Par contre, il me semble que je peux dire trois choses en tant que politiste.  

D’une part, en prenant motif de la situation d’urgence, les pouvoirs politiques, mêmes démocratiques, peuvent très bien prendre des décisions radicales comme les autorités chinoises. Tous les ordres politiques démocratiques connaissent en fait des sorties légales possibles vers des états d’exception, largement comparables à ce qui peut arriver en cas de guerre. En France, nous sommes particulièrement bien dotés en ce sens, avec notre trop célèbre article 16 de la Constitution. Mais l’on voit qu’un régime parlementaire soit disant faible comme le régime italien actuel peut prendre aussi des décisions drastiques,  comme la fermeture des écoles et universités décidé depuis peu, ou des confinements de localités entières. 
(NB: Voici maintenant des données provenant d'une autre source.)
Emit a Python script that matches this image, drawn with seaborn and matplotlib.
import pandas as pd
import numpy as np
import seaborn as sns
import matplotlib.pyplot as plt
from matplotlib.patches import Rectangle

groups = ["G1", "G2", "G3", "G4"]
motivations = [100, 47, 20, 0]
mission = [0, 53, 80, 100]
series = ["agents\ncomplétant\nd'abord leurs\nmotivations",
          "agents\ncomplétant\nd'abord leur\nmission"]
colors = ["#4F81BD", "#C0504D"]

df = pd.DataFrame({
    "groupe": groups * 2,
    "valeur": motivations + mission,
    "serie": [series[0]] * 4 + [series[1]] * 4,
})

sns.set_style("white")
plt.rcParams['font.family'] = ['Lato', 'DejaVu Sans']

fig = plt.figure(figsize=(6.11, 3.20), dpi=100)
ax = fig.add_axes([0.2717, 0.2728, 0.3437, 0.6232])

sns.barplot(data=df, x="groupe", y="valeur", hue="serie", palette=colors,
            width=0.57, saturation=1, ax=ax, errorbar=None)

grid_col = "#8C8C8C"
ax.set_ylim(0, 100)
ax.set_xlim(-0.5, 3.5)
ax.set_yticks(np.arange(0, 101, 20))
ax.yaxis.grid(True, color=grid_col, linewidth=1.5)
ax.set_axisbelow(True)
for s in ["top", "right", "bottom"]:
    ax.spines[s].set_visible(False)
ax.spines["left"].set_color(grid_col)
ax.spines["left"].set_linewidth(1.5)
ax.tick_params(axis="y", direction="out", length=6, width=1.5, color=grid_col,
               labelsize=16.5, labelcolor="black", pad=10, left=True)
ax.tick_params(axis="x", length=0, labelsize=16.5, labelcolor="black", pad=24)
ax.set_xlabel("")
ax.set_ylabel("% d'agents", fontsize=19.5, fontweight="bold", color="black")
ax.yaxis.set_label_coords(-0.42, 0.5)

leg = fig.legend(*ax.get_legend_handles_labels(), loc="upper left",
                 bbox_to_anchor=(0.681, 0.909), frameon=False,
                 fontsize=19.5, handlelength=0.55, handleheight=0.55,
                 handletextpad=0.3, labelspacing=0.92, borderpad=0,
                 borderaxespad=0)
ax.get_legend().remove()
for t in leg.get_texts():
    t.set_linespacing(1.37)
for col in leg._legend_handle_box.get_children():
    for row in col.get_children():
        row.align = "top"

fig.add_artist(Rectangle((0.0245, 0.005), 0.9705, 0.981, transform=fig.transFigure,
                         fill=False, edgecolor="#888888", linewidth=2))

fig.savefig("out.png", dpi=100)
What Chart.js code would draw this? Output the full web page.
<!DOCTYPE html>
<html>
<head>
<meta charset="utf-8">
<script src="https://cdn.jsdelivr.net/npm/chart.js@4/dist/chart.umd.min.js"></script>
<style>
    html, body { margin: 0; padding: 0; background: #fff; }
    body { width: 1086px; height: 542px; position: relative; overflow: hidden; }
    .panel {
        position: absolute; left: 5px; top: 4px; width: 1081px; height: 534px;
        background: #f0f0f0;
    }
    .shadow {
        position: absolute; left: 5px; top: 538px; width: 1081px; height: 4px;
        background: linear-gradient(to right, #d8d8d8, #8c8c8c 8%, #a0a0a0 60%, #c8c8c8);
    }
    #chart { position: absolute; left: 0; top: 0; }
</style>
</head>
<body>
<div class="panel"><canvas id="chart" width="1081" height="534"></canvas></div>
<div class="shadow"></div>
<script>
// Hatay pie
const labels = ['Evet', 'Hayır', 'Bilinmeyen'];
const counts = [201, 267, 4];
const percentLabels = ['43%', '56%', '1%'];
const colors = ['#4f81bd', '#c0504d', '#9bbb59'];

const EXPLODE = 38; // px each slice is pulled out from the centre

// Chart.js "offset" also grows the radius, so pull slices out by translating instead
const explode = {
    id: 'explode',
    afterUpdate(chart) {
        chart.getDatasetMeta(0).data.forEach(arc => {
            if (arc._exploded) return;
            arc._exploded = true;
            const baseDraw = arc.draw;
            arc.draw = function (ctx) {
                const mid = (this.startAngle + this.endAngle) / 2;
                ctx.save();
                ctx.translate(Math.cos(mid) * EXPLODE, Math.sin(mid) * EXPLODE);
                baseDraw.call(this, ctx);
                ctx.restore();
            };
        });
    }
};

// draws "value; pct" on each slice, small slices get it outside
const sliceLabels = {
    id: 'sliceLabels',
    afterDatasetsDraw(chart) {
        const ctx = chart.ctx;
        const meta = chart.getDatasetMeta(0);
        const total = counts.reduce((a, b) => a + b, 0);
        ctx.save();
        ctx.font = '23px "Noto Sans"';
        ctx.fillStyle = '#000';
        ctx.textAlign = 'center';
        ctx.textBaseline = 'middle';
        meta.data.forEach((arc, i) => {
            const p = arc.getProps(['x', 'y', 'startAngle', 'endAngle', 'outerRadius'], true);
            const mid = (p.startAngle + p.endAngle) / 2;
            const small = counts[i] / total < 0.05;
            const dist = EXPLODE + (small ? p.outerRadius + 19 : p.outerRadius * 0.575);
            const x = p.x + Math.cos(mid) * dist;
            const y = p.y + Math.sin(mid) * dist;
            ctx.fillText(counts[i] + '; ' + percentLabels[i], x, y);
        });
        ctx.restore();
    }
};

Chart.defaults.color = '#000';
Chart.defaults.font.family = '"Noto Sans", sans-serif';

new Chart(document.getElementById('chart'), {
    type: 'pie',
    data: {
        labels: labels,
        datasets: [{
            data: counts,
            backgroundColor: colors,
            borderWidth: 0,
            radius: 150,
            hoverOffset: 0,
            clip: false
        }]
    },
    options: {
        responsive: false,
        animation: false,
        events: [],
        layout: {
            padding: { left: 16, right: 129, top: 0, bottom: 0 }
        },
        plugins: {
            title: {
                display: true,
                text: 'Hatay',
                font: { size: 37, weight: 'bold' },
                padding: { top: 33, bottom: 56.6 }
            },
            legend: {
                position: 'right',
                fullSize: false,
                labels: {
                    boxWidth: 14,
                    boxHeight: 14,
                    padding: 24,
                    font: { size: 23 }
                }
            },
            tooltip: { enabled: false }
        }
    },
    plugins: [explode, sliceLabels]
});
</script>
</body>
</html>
D’autre part, comme nous sommes des sociétés démocratiques, où les droits individuels comptent et où les individus ont l’habitude de jouir d’un certain nombre de libertés, ces mesures drastiques peuvent se heurter  très vite à des résistances, ouvertes ou cachées, de la part des individus, voire de groupes organisés de la société civile. La « mobilisation générale », si elle est décidée par les autorités démocratiques, ne peut en réalité fonctionner que si l’immense majorité des personnes veulent bien en fait se laisser mobiliser. Dans une société comme la Chine populaire actuelle, les résistances des populations existent sans doute aussi face à toutes ces mesures liberticides pour raison de prophylaxie, mais elles sont sans doute bien plus risquées pour ceux qui s’y aventurent qu’elles ne le seraient chez nous. De plus, dans nos sociétés démocratiques, même en cas de mesures vraiment drastiques, les médias resteraient libres, et donc, la critique des mesures gouvernementales resterait possible, avec les corrections nécessaires de ces dernières au bout de quelque temps. Même si bien sûr, les autorités démocratiques peuvent aussi théoriquement décider de contrôler tous les médias, là encore comme en temps de guerre… On irait alors vers une situation pour le moins inédite.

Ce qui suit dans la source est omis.